REQUEST:
Copy the listing verbatim, excluding any images found in it.
— Start —
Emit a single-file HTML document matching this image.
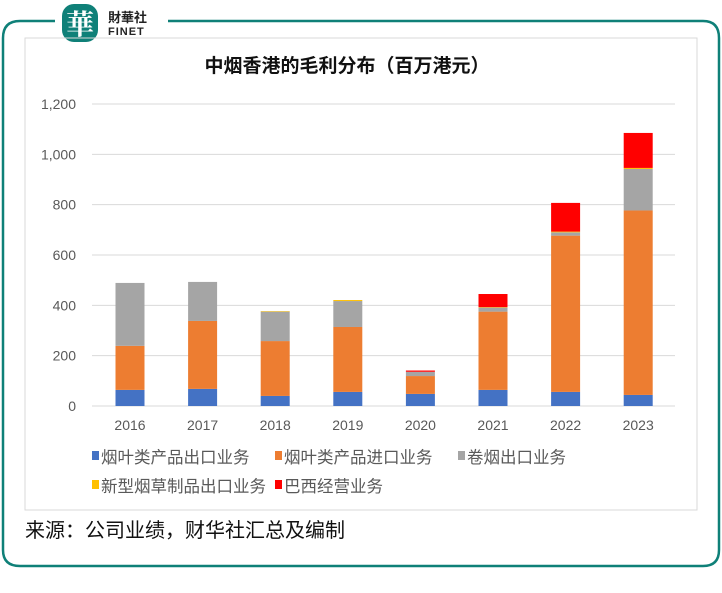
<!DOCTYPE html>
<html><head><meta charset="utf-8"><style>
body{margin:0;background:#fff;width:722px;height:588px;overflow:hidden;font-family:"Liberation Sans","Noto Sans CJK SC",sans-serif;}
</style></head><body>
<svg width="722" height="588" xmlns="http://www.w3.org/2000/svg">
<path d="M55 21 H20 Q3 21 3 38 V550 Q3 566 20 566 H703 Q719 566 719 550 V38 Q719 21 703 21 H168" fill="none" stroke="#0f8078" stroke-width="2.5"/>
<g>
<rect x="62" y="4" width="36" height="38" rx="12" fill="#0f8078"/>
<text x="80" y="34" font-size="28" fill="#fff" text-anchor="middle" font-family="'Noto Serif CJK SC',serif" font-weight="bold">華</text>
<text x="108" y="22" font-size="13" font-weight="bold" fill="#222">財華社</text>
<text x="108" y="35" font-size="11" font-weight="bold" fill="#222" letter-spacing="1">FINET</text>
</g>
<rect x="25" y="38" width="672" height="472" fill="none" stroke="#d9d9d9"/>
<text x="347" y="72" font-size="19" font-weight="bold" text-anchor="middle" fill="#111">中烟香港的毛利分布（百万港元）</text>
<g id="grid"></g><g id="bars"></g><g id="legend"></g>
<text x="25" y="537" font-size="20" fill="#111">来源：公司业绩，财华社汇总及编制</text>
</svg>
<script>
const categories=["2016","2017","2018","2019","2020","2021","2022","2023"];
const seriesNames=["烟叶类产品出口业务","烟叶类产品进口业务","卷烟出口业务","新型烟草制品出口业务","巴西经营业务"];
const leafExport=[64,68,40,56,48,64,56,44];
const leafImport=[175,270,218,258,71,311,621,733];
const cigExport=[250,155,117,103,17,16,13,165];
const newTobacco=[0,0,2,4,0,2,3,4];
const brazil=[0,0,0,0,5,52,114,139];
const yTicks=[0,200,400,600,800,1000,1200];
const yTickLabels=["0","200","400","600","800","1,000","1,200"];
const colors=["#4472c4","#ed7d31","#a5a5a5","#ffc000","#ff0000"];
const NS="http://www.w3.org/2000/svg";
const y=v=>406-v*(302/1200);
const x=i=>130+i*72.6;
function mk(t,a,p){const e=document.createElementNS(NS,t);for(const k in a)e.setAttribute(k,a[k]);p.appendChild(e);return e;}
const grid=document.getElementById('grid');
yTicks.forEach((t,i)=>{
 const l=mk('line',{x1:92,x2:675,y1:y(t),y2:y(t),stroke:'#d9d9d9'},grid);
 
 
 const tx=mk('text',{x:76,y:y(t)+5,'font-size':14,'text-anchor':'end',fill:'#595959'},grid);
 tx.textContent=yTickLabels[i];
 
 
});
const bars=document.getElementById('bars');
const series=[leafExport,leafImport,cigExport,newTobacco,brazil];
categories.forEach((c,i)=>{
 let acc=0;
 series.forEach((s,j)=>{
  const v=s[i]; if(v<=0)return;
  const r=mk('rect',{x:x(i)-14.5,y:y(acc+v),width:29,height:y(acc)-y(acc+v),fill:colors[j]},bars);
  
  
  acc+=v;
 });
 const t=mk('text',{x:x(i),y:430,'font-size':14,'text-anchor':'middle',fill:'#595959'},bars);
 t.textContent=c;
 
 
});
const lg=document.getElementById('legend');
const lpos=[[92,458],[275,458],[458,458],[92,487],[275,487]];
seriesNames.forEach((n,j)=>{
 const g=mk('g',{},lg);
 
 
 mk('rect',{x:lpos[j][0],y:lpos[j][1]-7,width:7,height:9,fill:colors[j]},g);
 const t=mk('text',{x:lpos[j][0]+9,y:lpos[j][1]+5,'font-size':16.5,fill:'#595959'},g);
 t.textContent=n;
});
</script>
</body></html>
— End —
RESULT OF THE TASK:
Emit a single-file HTML document matching this image.
<!DOCTYPE html>
<html><head><meta charset="utf-8"><style>
body{margin:0;background:#fff;width:722px;height:588px;overflow:hidden;font-family:"Liberation Sans","Noto Sans CJK SC",sans-serif;}
</style></head><body>
<svg width="722" height="588" xmlns="http://www.w3.org/2000/svg">
<path d="M55 21 H20 Q3 21 3 38 V550 Q3 566 20 566 H703 Q719 566 719 550 V38 Q719 21 703 21 H168" fill="none" stroke="#0f8078" stroke-width="2.5"/>
<g>
<rect x="62" y="4" width="36" height="38" rx="12" fill="#0f8078"/>
<text x="80" y="34" font-size="28" fill="#fff" text-anchor="middle" font-family="'Noto Serif CJK SC',serif" font-weight="bold">華</text>
<text x="108" y="22" font-size="13" font-weight="bold" fill="#222">財華社</text>
<text x="108" y="35" font-size="11" font-weight="bold" fill="#222" letter-spacing="1">FINET</text>
</g>
<rect x="25" y="38" width="672" height="472" fill="none" stroke="#d9d9d9"/>
<text x="347" y="72" font-size="19" font-weight="bold" text-anchor="middle" fill="#111">中烟香港的毛利分布（百万港元）</text>
<g id="grid"></g><g id="bars"></g><g id="legend"></g>
<text x="25" y="537" font-size="20" fill="#111">来源：公司业绩，财华社汇总及编制</text>
</svg>
<script>
const categories=["2016","2017","2018","2019","2020","2021","2022","2023"];
const seriesNames=["烟叶类产品出口业务","烟叶类产品进口业务","卷烟出口业务","新型烟草制品出口业务","巴西经营业务"];
const leafExport=[64,68,40,56,48,64,56,44];
const leafImport=[175,270,218,258,71,311,621,733];
const cigExport=[250,155,117,103,17,16,13,165];
const newTobacco=[0,0,2,4,0,2,3,4];
const brazil=[0,0,0,0,5,52,114,139];
const yTicks=[0,200,400,600,800,1000,1200];
const yTickLabels=["0","200","400","600","800","1,000","1,200"];
const colors=["#4472c4","#ed7d31","#a5a5a5","#ffc000","#ff0000"];
const NS="http://www.w3.org/2000/svg";
const y=v=>406-v*(302/1200);
const x=i=>130+i*72.6;
function mk(t,a,p){const e=document.createElementNS(NS,t);for(const k in a)e.setAttribute(k,a[k]);p.appendChild(e);return e;}
const grid=document.getElementById('grid');
yTicks.forEach((t,i)=>{
 const l=mk('line',{x1:92,x2:675,y1:y(t),y2:y(t),stroke:'#d9d9d9'},grid);
 
 
 const tx=mk('text',{x:76,y:y(t)+5,'font-size':14,'text-anchor':'end',fill:'#595959'},grid);
 tx.textContent=yTickLabels[i];
 
 
});
const bars=document.getElementById('bars');
const series=[leafExport,leafImport,cigExport,newTobacco,brazil];
categories.forEach((c,i)=>{
 let acc=0;
 series.forEach((s,j)=>{
  const v=s[i]; if(v<=0)return;
  const r=mk('rect',{x:x(i)-14.5,y:y(acc+v),width:29,height:y(acc)-y(acc+v),fill:colors[j]},bars);
  
  
  acc+=v;
 });
 const t=mk('text',{x:x(i),y:430,'font-size':14,'text-anchor':'middle',fill:'#595959'},bars);
 t.textContent=c;
 
 
});
const lg=document.getElementById('legend');
const lpos=[[92,458],[275,458],[458,458],[92,487],[275,487]];
seriesNames.forEach((n,j)=>{
 const g=mk('g',{},lg);
 
 
 mk('rect',{x:lpos[j][0],y:lpos[j][1]-7,width:7,height:9,fill:colors[j]},g);
 const t=mk('text',{x:lpos[j][0]+9,y:lpos[j][1]+5,'font-size':16.5,fill:'#595959'},g);
 t.textContent=n;
});
</script>
</body></html>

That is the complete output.